I attended VMworld in San Francisco last week, and I want to offer my observations from the context of networking.
What is NSX good for - classic use cases and security
VMware continued to talk about NSX, which of course received a lot of attention. They continued to emphasize the security use cases (micro segmentation) for NSX, but a surprising observation was that just as many customers (about 40%) used NSX for network virtualization (primarily provisioning and configuration) as they did for security. Although one can argue that one needs to set up standard network virtualization before they embark on NSX-based security, it’s good to hear that the original, classic use case that drove SDN is one of the top use cases of NSX. Other networking vendors also advocate network segment-based security, such as Juniper’s AppSecure for SRX (for micro perimeterization), or Nuage Networks’ Virtualized Services Platform (VSP), and security firms such as Illumio which (taking one step further down the unit-prefix ladder) has nano-segmentation in its Adaptive Security Platform (ASP). I can’t wait for pico-segmentation.
Importance of apps
The talk of segmentation changes the conversation to be application centric. Martin Casado, General Manager of Networking and Security, emphasized apps during his keynote, where he said that the app is the network and the conversation was not about packet flows or Layer-2 or Layer-3 networks. Modern apps are deployed as a distributed system, and troubleshooting becomes hard and security becomes even more important. The emphasis on apps echoes Cisco’s Application Centric Infrastructure (ACI) as well, which also manages application through an SDN model for the network, servers, storage, security, and services. I agree that viewing the world through the lens of applications and policies associated with the apps is ultimately going to benefit IT and end-users.
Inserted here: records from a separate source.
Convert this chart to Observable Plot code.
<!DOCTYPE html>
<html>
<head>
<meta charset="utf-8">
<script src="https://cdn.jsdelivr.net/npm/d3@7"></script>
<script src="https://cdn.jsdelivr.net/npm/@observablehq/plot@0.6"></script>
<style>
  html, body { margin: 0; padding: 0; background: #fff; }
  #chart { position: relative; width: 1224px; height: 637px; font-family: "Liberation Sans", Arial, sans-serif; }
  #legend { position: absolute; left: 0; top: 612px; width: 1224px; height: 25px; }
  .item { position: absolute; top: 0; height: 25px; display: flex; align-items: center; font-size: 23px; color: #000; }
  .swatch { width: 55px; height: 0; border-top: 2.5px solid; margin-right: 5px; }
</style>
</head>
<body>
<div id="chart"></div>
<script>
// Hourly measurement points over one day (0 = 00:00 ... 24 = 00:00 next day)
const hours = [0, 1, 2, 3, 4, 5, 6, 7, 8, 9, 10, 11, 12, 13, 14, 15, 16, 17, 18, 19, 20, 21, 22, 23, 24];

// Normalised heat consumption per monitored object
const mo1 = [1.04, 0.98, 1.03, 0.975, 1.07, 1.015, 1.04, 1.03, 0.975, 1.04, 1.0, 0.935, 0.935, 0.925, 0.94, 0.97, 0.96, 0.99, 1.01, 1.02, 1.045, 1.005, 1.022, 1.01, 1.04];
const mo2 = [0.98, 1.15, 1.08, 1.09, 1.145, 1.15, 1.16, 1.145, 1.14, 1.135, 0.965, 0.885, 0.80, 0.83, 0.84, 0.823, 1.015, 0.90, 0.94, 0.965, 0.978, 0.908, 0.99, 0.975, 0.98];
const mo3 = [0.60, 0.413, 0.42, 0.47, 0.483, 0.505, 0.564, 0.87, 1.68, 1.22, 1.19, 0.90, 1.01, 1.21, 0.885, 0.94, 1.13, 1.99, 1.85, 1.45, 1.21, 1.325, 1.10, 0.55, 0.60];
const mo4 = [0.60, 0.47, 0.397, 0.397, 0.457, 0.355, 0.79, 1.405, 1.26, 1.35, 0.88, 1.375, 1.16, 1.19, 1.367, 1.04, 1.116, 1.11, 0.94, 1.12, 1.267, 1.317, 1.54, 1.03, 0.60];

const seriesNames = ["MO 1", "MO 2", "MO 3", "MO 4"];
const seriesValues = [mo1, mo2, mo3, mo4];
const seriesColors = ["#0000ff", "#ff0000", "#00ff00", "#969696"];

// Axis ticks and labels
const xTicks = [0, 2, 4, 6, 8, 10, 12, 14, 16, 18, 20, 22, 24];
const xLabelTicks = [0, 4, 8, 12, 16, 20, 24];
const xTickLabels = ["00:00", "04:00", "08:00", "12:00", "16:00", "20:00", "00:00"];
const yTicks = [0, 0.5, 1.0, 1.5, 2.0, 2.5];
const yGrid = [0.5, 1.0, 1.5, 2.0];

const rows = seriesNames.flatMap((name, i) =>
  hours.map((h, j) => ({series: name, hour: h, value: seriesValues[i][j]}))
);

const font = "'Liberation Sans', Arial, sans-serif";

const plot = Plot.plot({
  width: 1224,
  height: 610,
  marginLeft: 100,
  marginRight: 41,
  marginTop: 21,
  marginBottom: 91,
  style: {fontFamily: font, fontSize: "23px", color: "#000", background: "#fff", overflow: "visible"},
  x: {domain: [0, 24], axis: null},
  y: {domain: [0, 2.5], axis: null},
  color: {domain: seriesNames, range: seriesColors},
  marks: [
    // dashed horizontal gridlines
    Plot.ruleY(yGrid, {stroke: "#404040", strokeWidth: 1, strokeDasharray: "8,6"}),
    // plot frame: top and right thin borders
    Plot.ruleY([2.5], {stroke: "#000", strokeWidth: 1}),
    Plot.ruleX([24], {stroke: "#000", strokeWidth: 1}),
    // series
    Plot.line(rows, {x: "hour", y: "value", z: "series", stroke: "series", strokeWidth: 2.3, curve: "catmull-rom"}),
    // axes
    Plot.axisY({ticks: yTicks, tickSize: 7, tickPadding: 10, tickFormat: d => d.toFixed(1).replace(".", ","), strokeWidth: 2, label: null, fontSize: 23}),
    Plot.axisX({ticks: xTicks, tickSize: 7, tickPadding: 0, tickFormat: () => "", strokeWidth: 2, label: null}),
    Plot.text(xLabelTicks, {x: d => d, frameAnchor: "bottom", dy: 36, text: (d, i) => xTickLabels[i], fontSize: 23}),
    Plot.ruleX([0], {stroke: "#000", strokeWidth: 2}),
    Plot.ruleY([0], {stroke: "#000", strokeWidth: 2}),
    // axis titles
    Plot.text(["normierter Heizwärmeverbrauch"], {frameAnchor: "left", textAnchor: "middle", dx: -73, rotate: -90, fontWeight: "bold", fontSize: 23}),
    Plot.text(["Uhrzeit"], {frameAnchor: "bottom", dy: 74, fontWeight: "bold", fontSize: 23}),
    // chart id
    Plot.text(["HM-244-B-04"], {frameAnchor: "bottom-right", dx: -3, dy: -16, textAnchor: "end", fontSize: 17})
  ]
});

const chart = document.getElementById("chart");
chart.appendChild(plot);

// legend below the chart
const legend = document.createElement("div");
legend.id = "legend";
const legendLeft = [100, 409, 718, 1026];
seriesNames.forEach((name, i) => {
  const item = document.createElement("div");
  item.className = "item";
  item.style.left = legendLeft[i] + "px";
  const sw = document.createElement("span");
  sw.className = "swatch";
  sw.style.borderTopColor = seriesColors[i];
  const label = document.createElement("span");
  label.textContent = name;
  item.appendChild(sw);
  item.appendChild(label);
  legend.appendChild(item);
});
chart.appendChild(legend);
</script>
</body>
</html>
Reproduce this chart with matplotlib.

How it fits into rest of VMware
An interesting point is that within the data center stack, there wasn’t a discussion of guest OS (Microsoft Windows, GNU/Linux), and the focus was on the applications and the SDDC. This seems to point to how the operating system has receded in importance in the cloud data center. Although one of the announcements made was on the VMware Photon OS, a guest OS, but that was a minimal Linux container host designed to run containerized apps in a virtualized system, so although we had innovation in the guest OS, it was by making it minimal.
What’s more interesting is how NSX technology fits into VMware’s vision of the hybrid cloud and SDDC. Cross-cloud vMotion was shown as a technology preview, and technologies that underpin NSX were instrumental in making this happen. Guido Appenzeller, CTO of Networking & Security for VMware, demonstrated NSX for Amazon Web Services, where AMIs plug in to the NSX network. This demonstrates that networking is a critical component to VMware’s vision of a hybrid cloud --- one needs to switch together disparate elements to realize this vision, and networks play an important part.
In the future, I hope to see more integration of NSX into WAN and perhaps integration with technologies available from the many SD-WAN companies. One of the motivations for SD-WAN is to accommodate the transition of apps from residing solely in the data center to a combination of SaaS and data center, so this ties well into VMware’s vision of the hybrid cloud.
In the next blog, I hope to provide more observations into NSX.